⟨

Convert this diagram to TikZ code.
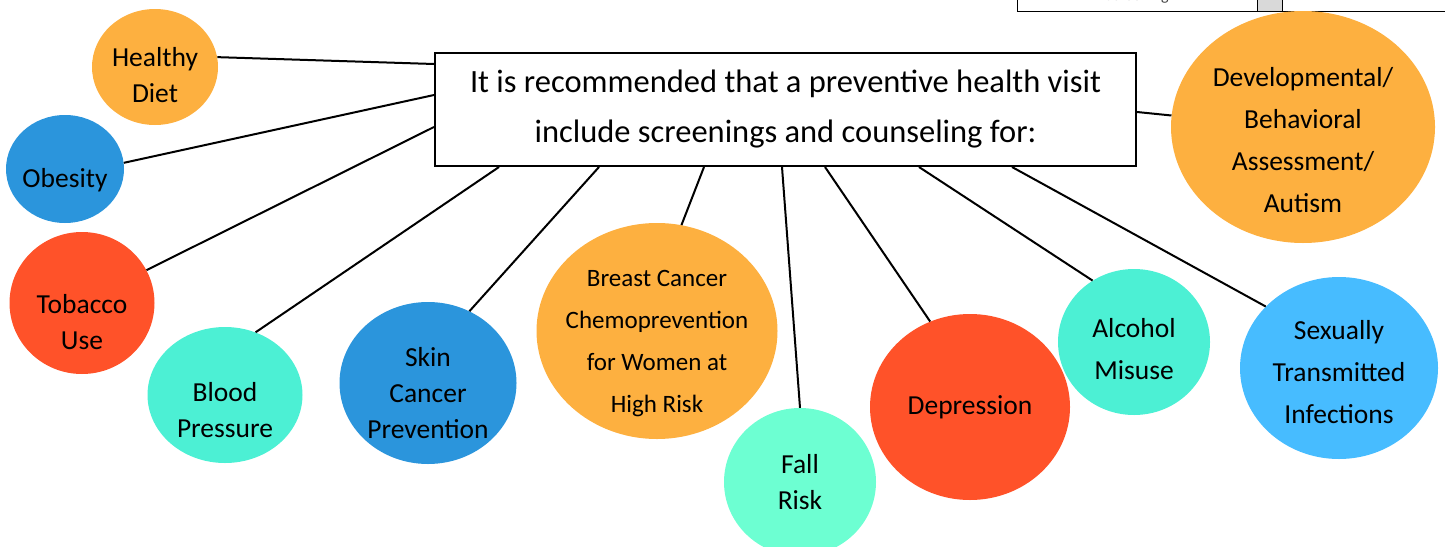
\documentclass[tikz,border=0pt]{standalone}
\usepackage{fontspec}
\setmainfont{Carlito}
\usetikzlibrary{shapes.geometric,calc}
\definecolor{corange}{RGB}{253,176,64}
\definecolor{cblue}{RGB}{43,149,220}
\definecolor{cred}{RGB}{255,82,41}
\definecolor{cturq}{RGB}{76,240,212}
\definecolor{cmint}{RGB}{109,255,210}
\definecolor{csky}{RGB}{71,188,255}
\begin{document}
\begin{tikzpicture}[x=1pt,y=-1pt,
  bub/.style={ellipse,inner sep=0pt},
  txt/.style={inner sep=0pt,align=center,font=\fontsize{27.5}{36}\selectfont},
  txtw/.style={inner sep=0pt,align=center,font=\fontsize{27.5}{42}\selectfont},
  conn/.style={line width=2pt}]
\useasboundingbox (0,0) rectangle (1445,546);
% table fragment top right
\begin{scope}
\clip (0,0) rectangle (1445,546);
\fill[gray!30] (1257,-5) rectangle (1282,11);
\draw[line width=1pt] (1017,-5) -- (1017,11) -- (1445,11);
\draw[line width=1pt] (1257,-5) -- (1257,11) (1282,-5) -- (1282,11);
\node[anchor=base,font=\fontsize{16}{18}\selectfont,text=black!75,inner sep=0] (scr) at (1137,1) {Screening};
\end{scope}
% central box
\node[draw,line width=2pt,minimum width=701,minimum height=113,inner sep=0,align=center,
  font=\fontsize{32.5}{50}\selectfont] (box) at (785.5,109.5)
  {It is recommended that a preventive health visit\\include screenings and counseling for:};
% bubbles
\node[bub,fill=corange,minimum width=126,minimum height=116] (diet) at (155,67) {};
\node[txt] (dietT) at ($(diet)+(0,8)$) {Healthy\\Diet};
\node[bub,fill=cblue,minimum width=118,minimum height=108] (obes) at (65,169) {};
\node[txt] (obesT) at ($(obes)+(0,11)$) {Obesity};
\node[bub,fill=cred,minimum width=145,minimum height=142] (tob) at (82,303) {};
\node[txt] (tobT) at ($(tob)+(0,19)$) {Tobacco\\Use};
\node[bub,fill=cturq,minimum width=155,minimum height=136] (bp) at (225,395) {};
\node[txt] (bpT) at ($(bp)+(0,15)$) {Blood\\Pressure};
\node[bub,fill=cblue,minimum width=177,minimum height=162] (skin) at (428,383) {};
\node[txt] (skinT) at ($(skin)+(0,10)$) {Skin\\Cancer\\Prevention};
\node[bub,fill=corange,minimum width=241,minimum height=216] (breast) at (657,331) {};
\node[txtw,font=\fontsize{25}{42}\selectfont] (breastT) at ($(breast)+(0,13)$) {Breast Cancer\\Chemoprevention\\for Women at\\High Risk};
\node[bub,fill=cmint,minimum width=152,minimum height=148] (fall) at (800,482) {};
\node[txt] (fallT) at ($(fall)+(0,0)$) {Fall\\Risk};
\node[bub,fill=cred,minimum width=200,minimum height=186] (dep) at (970,407) {};
\node[txt] (depT) at ($(dep)+(0,0)$) {Depression};
\node[bub,fill=cturq,minimum width=152,minimum height=146] (alc) at (1134,342) {};
\node[txtw] (alcT) at ($(alc)+(0,7)$) {Alcohol\\Misuse};
\node[bub,fill=csky,minimum width=198,minimum height=182] (sti) at (1339,368) {};
\node[txtw] (stiT) at ($(sti)+(0,4)$) {Sexually\\Transmitted\\Infections};
\node[bub,fill=corange,minimum width=264,minimum height=232] (dev) at (1303,127) {};
\node[txtw] (devT) at ($(dev)+(0,13)$) {Developmental/\\Behavioral\\Assessment/\\Autism};
% connectors
\draw[conn] (diet.9) -- ($(box.north west)+(0,12)$);
\draw[conn] (obes.6) -- ($(box.north west)+(0,43)$);
\draw[conn] (tob.27) -- ($(box.north west)+(0,75)$);
\draw[conn] (bp.64) -- ($(box.south west)+(65,0)$);
\draw[conn] (skin.60) -- ($(box.south west)+(165,0)$);
\draw[conn] (breast.77) -- ($(box.south west)+(270,0)$);
\draw[conn] (fall.90) -- ($(box.south west)+(348,0)$);
\draw[conn] (dep.115) -- ($(box.south west)+(391,0)$);
\draw[conn] (alc.124) -- ($(box.south west)+(485,0)$);
\draw[conn] (sti.140) -- ($(box.south west)+(578,0)$);
\draw[conn] (dev.175) -- ($(box.north east)+(0,60)$);
\end{tikzpicture}
\end{document}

⟩

Given problem –
Retype each line of the listing above word for word. Exclude the pictures.

Result of the exercise –
Convert this diagram to TikZ code.
\documentclass[tikz,border=0pt]{standalone}
\usepackage{fontspec}
\setmainfont{Carlito}
\usetikzlibrary{shapes.geometric,calc}
\definecolor{corange}{RGB}{253,176,64}
\definecolor{cblue}{RGB}{43,149,220}
\definecolor{cred}{RGB}{255,82,41}
\definecolor{cturq}{RGB}{76,240,212}
\definecolor{cmint}{RGB}{109,255,210}
\definecolor{csky}{RGB}{71,188,255}
\begin{document}
\begin{tikzpicture}[x=1pt,y=-1pt,
  bub/.style={ellipse,inner sep=0pt},
  txt/.style={inner sep=0pt,align=center,font=\fontsize{27.5}{36}\selectfont},
  txtw/.style={inner sep=0pt,align=center,font=\fontsize{27.5}{42}\selectfont},
  conn/.style={line width=2pt}]
\useasboundingbox (0,0) rectangle (1445,546);
% table fragment top right
\begin{scope}
\clip (0,0) rectangle (1445,546);
\fill[gray!30] (1257,-5) rectangle (1282,11);
\draw[line width=1pt] (1017,-5) -- (1017,11) -- (1445,11);
\draw[line width=1pt] (1257,-5) -- (1257,11) (1282,-5) -- (1282,11);
\node[anchor=base,font=\fontsize{16}{18}\selectfont,text=black!75,inner sep=0] (scr) at (1137,1) {Screening};
\end{scope}
% central box
\node[draw,line width=2pt,minimum width=701,minimum height=113,inner sep=0,align=center,
  font=\fontsize{32.5}{50}\selectfont] (box) at (785.5,109.5)
  {It is recommended that a preventive health visit\\include screenings and counseling for:};
% bubbles
\node[bub,fill=corange,minimum width=126,minimum height=116] (diet) at (155,67) {};
\node[txt] (dietT) at ($(diet)+(0,8)$) {Healthy\\Diet};
\node[bub,fill=cblue,minimum width=118,minimum height=108] (obes) at (65,169) {};
\node[txt] (obesT) at ($(obes)+(0,11)$) {Obesity};
\node[bub,fill=cred,minimum width=145,minimum height=142] (tob) at (82,303) {};
\node[txt] (tobT) at ($(tob)+(0,19)$) {Tobacco\\Use};
\node[bub,fill=cturq,minimum width=155,minimum height=136] (bp) at (225,395) {};
\node[txt] (bpT) at ($(bp)+(0,15)$) {Blood\\Pressure};
\node[bub,fill=cblue,minimum width=177,minimum height=162] (skin) at (428,383) {};
\node[txt] (skinT) at ($(skin)+(0,10)$) {Skin\\Cancer\\Prevention};
\node[bub,fill=corange,minimum width=241,minimum height=216] (breast) at (657,331) {};
\node[txtw,font=\fontsize{25}{42}\selectfont] (breastT) at ($(breast)+(0,13)$) {Breast Cancer\\Chemoprevention\\for Women at\\High Risk};
\node[bub,fill=cmint,minimum width=152,minimum height=148] (fall) at (800,482) {};
\node[txt] (fallT) at ($(fall)+(0,0)$) {Fall\\Risk};
\node[bub,fill=cred,minimum width=200,minimum height=186] (dep) at (970,407) {};
\node[txt] (depT) at ($(dep)+(0,0)$) {Depression};
\node[bub,fill=cturq,minimum width=152,minimum height=146] (alc) at (1134,342) {};
\node[txtw] (alcT) at ($(alc)+(0,7)$) {Alcohol\\Misuse};
\node[bub,fill=csky,minimum width=198,minimum height=182] (sti) at (1339,368) {};
\node[txtw] (stiT) at ($(sti)+(0,4)$) {Sexually\\Transmitted\\Infections};
\node[bub,fill=corange,minimum width=264,minimum height=232] (dev) at (1303,127) {};
\node[txtw] (devT) at ($(dev)+(0,13)$) {Developmental/\\Behavioral\\Assessment/\\Autism};
% connectors
\draw[conn] (diet.9) -- ($(box.north west)+(0,12)$);
\draw[conn] (obes.6) -- ($(box.north west)+(0,43)$);
\draw[conn] (tob.27) -- ($(box.north west)+(0,75)$);
\draw[conn] (bp.64) -- ($(box.south west)+(65,0)$);
\draw[conn] (skin.60) -- ($(box.south west)+(165,0)$);
\draw[conn] (breast.77) -- ($(box.south west)+(270,0)$);
\draw[conn] (fall.90) -- ($(box.south west)+(348,0)$);
\draw[conn] (dep.115) -- ($(box.south west)+(391,0)$);
\draw[conn] (alc.124) -- ($(box.south west)+(485,0)$);
\draw[conn] (sti.140) -- ($(box.south west)+(578,0)$);
\draw[conn] (dev.175) -- ($(box.north east)+(0,60)$);
\end{tikzpicture}
\end{document}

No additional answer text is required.